[BEGIN]

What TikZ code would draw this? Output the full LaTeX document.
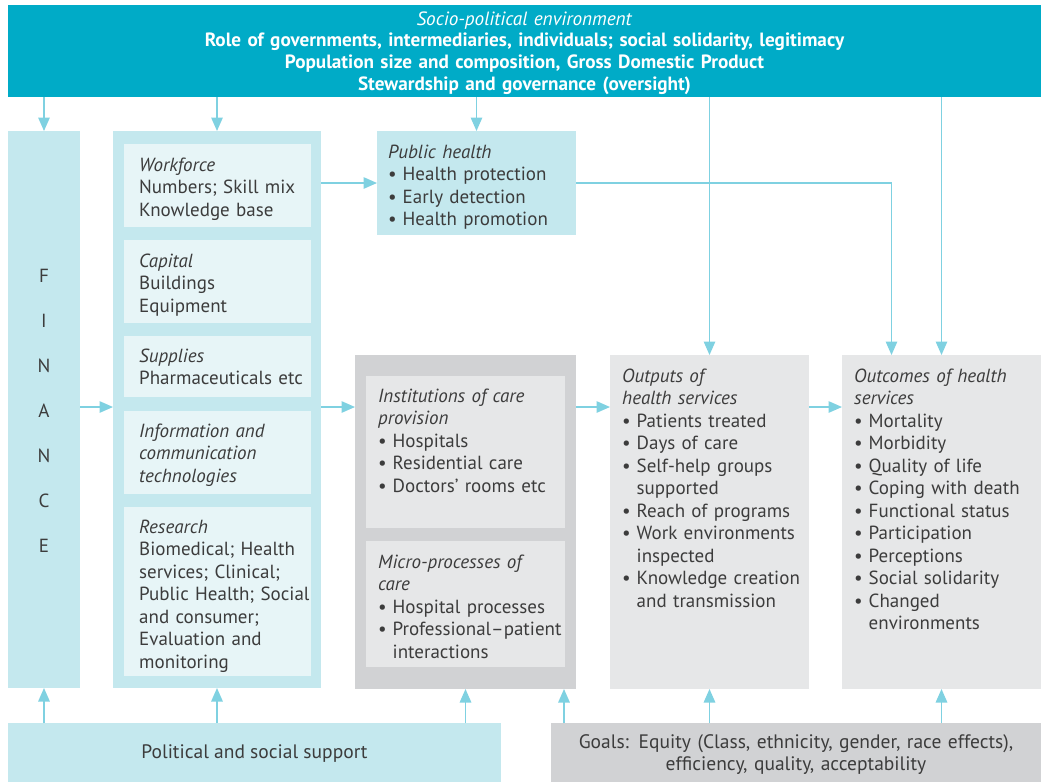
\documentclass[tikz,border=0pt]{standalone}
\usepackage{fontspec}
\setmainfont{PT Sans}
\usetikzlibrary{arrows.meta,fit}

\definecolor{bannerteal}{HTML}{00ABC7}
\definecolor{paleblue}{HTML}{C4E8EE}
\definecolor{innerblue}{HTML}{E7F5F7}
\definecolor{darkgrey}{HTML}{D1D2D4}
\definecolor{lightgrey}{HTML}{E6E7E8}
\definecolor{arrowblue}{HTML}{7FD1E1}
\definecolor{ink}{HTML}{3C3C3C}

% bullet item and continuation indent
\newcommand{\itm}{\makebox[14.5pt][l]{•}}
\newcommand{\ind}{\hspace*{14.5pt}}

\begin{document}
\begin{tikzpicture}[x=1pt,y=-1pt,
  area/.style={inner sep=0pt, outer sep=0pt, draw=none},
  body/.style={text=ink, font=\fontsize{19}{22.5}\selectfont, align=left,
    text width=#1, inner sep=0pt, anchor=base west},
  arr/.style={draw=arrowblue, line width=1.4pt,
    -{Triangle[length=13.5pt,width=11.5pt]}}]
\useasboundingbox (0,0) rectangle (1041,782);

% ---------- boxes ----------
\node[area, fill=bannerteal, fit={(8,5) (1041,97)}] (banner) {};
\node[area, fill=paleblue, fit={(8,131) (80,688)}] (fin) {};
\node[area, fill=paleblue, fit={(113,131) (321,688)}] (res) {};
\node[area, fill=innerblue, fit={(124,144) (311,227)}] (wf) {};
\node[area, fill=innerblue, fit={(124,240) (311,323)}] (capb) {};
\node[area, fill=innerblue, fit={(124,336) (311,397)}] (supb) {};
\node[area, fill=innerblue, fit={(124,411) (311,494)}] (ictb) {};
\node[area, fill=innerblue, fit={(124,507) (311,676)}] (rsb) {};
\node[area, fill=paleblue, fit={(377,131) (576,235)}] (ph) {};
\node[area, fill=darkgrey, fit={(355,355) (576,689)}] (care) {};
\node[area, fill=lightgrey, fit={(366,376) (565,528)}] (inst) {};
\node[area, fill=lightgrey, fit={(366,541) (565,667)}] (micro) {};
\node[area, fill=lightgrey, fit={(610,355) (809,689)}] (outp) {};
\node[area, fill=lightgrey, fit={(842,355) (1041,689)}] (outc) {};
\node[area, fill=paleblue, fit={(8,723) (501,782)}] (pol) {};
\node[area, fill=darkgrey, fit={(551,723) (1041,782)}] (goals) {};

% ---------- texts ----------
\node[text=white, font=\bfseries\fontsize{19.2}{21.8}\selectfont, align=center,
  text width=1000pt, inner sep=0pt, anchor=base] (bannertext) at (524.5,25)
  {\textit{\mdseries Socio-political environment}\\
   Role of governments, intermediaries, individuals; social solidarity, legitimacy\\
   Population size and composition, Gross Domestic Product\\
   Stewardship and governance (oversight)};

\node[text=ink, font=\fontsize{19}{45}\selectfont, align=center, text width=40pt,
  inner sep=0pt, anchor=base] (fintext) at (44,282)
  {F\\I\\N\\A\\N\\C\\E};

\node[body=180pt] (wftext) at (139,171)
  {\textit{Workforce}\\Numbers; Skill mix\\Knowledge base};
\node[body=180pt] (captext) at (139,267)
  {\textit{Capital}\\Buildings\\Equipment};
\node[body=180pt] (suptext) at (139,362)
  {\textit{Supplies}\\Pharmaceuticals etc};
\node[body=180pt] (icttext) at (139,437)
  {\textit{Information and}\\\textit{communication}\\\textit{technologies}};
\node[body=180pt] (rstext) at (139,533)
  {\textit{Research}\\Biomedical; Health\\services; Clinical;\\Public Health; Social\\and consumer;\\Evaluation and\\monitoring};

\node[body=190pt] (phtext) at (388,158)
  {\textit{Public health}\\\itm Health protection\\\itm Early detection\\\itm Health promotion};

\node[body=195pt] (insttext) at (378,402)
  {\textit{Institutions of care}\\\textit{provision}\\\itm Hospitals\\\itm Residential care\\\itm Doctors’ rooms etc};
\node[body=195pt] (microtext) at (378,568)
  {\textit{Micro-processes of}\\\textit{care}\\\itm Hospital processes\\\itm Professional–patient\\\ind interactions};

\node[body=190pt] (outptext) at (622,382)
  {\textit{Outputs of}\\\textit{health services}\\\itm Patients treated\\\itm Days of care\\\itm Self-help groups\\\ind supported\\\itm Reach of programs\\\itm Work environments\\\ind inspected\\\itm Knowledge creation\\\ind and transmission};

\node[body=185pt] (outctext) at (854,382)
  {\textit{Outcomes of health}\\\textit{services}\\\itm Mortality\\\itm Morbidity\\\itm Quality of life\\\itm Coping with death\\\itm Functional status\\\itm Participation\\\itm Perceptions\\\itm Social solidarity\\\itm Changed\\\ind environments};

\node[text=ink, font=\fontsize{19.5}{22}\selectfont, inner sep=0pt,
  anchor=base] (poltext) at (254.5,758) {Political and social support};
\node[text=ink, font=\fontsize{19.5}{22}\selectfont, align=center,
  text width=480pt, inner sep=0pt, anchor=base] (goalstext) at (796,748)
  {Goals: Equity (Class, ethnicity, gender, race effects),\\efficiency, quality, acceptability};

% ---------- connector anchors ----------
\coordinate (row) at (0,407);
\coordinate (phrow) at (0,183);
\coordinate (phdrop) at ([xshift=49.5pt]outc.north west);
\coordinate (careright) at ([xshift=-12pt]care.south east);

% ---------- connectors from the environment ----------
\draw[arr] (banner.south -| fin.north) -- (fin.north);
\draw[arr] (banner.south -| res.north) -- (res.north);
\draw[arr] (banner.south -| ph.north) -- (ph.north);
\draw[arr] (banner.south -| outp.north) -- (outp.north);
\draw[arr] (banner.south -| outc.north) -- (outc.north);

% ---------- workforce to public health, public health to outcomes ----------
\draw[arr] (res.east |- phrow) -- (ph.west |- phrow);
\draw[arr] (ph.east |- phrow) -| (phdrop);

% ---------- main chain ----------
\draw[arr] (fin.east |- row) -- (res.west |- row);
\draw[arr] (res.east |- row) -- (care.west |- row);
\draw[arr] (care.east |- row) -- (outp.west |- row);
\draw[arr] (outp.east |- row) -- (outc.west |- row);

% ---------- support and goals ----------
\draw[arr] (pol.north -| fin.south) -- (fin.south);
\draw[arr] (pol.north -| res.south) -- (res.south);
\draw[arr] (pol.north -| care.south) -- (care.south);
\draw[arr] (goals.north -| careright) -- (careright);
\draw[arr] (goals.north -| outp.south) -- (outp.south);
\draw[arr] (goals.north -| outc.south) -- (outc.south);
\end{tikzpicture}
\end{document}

[END]

▶ [Written problem]: Repeat the data exactly, excluding the pictures.

▶ [Response below]:
What TikZ code would draw this? Output the full LaTeX document.
\documentclass[tikz,border=0pt]{standalone}
\usepackage{fontspec}
\setmainfont{PT Sans}
\usetikzlibrary{arrows.meta,fit}

\definecolor{bannerteal}{HTML}{00ABC7}
\definecolor{paleblue}{HTML}{C4E8EE}
\definecolor{innerblue}{HTML}{E7F5F7}
\definecolor{darkgrey}{HTML}{D1D2D4}
\definecolor{lightgrey}{HTML}{E6E7E8}
\definecolor{arrowblue}{HTML}{7FD1E1}
\definecolor{ink}{HTML}{3C3C3C}

% bullet item and continuation indent
\newcommand{\itm}{\makebox[14.5pt][l]{•}}
\newcommand{\ind}{\hspace*{14.5pt}}

\begin{document}
\begin{tikzpicture}[x=1pt,y=-1pt,
  area/.style={inner sep=0pt, outer sep=0pt, draw=none},
  body/.style={text=ink, font=\fontsize{19}{22.5}\selectfont, align=left,
    text width=#1, inner sep=0pt, anchor=base west},
  arr/.style={draw=arrowblue, line width=1.4pt,
    -{Triangle[length=13.5pt,width=11.5pt]}}]
\useasboundingbox (0,0) rectangle (1041,782);

% ---------- boxes ----------
\node[area, fill=bannerteal, fit={(8,5) (1041,97)}] (banner) {};
\node[area, fill=paleblue, fit={(8,131) (80,688)}] (fin) {};
\node[area, fill=paleblue, fit={(113,131) (321,688)}] (res) {};
\node[area, fill=innerblue, fit={(124,144) (311,227)}] (wf) {};
\node[area, fill=innerblue, fit={(124,240) (311,323)}] (capb) {};
\node[area, fill=innerblue, fit={(124,336) (311,397)}] (supb) {};
\node[area, fill=innerblue, fit={(124,411) (311,494)}] (ictb) {};
\node[area, fill=innerblue, fit={(124,507) (311,676)}] (rsb) {};
\node[area, fill=paleblue, fit={(377,131) (576,235)}] (ph) {};
\node[area, fill=darkgrey, fit={(355,355) (576,689)}] (care) {};
\node[area, fill=lightgrey, fit={(366,376) (565,528)}] (inst) {};
\node[area, fill=lightgrey, fit={(366,541) (565,667)}] (micro) {};
\node[area, fill=lightgrey, fit={(610,355) (809,689)}] (outp) {};
\node[area, fill=lightgrey, fit={(842,355) (1041,689)}] (outc) {};
\node[area, fill=paleblue, fit={(8,723) (501,782)}] (pol) {};
\node[area, fill=darkgrey, fit={(551,723) (1041,782)}] (goals) {};

% ---------- texts ----------
\node[text=white, font=\bfseries\fontsize{19.2}{21.8}\selectfont, align=center,
  text width=1000pt, inner sep=0pt, anchor=base] (bannertext) at (524.5,25)
  {\textit{\mdseries Socio-political environment}\\
   Role of governments, intermediaries, individuals; social solidarity, legitimacy\\
   Population size and composition, Gross Domestic Product\\
   Stewardship and governance (oversight)};

\node[text=ink, font=\fontsize{19}{45}\selectfont, align=center, text width=40pt,
  inner sep=0pt, anchor=base] (fintext) at (44,282)
  {F\\I\\N\\A\\N\\C\\E};

\node[body=180pt] (wftext) at (139,171)
  {\textit{Workforce}\\Numbers; Skill mix\\Knowledge base};
\node[body=180pt] (captext) at (139,267)
  {\textit{Capital}\\Buildings\\Equipment};
\node[body=180pt] (suptext) at (139,362)
  {\textit{Supplies}\\Pharmaceuticals etc};
\node[body=180pt] (icttext) at (139,437)
  {\textit{Information and}\\\textit{communication}\\\textit{technologies}};
\node[body=180pt] (rstext) at (139,533)
  {\textit{Research}\\Biomedical; Health\\services; Clinical;\\Public Health; Social\\and consumer;\\Evaluation and\\monitoring};

\node[body=190pt] (phtext) at (388,158)
  {\textit{Public health}\\\itm Health protection\\\itm Early detection\\\itm Health promotion};

\node[body=195pt] (insttext) at (378,402)
  {\textit{Institutions of care}\\\textit{provision}\\\itm Hospitals\\\itm Residential care\\\itm Doctors’ rooms etc};
\node[body=195pt] (microtext) at (378,568)
  {\textit{Micro-processes of}\\\textit{care}\\\itm Hospital processes\\\itm Professional–patient\\\ind interactions};

\node[body=190pt] (outptext) at (622,382)
  {\textit{Outputs of}\\\textit{health services}\\\itm Patients treated\\\itm Days of care\\\itm Self-help groups\\\ind supported\\\itm Reach of programs\\\itm Work environments\\\ind inspected\\\itm Knowledge creation\\\ind and transmission};

\node[body=185pt] (outctext) at (854,382)
  {\textit{Outcomes of health}\\\textit{services}\\\itm Mortality\\\itm Morbidity\\\itm Quality of life\\\itm Coping with death\\\itm Functional status\\\itm Participation\\\itm Perceptions\\\itm Social solidarity\\\itm Changed\\\ind environments};

\node[text=ink, font=\fontsize{19.5}{22}\selectfont, inner sep=0pt,
  anchor=base] (poltext) at (254.5,758) {Political and social support};
\node[text=ink, font=\fontsize{19.5}{22}\selectfont, align=center,
  text width=480pt, inner sep=0pt, anchor=base] (goalstext) at (796,748)
  {Goals: Equity (Class, ethnicity, gender, race effects),\\efficiency, quality, acceptability};

% ---------- connector anchors ----------
\coordinate (row) at (0,407);
\coordinate (phrow) at (0,183);
\coordinate (phdrop) at ([xshift=49.5pt]outc.north west);
\coordinate (careright) at ([xshift=-12pt]care.south east);

% ---------- connectors from the environment ----------
\draw[arr] (banner.south -| fin.north) -- (fin.north);
\draw[arr] (banner.south -| res.north) -- (res.north);
\draw[arr] (banner.south -| ph.north) -- (ph.north);
\draw[arr] (banner.south -| outp.north) -- (outp.north);
\draw[arr] (banner.south -| outc.north) -- (outc.north);

% ---------- workforce to public health, public health to outcomes ----------
\draw[arr] (res.east |- phrow) -- (ph.west |- phrow);
\draw[arr] (ph.east |- phrow) -| (phdrop);

% ---------- main chain ----------
\draw[arr] (fin.east |- row) -- (res.west |- row);
\draw[arr] (res.east |- row) -- (care.west |- row);
\draw[arr] (care.east |- row) -- (outp.west |- row);
\draw[arr] (outp.east |- row) -- (outc.west |- row);

% ---------- support and goals ----------
\draw[arr] (pol.north -| fin.south) -- (fin.south);
\draw[arr] (pol.north -| res.south) -- (res.south);
\draw[arr] (pol.north -| care.south) -- (care.south);
\draw[arr] (goals.north -| careright) -- (careright);
\draw[arr] (goals.north -| outp.south) -- (outp.south);
\draw[arr] (goals.north -| outc.south) -- (outc.south);
\end{tikzpicture}
\end{document}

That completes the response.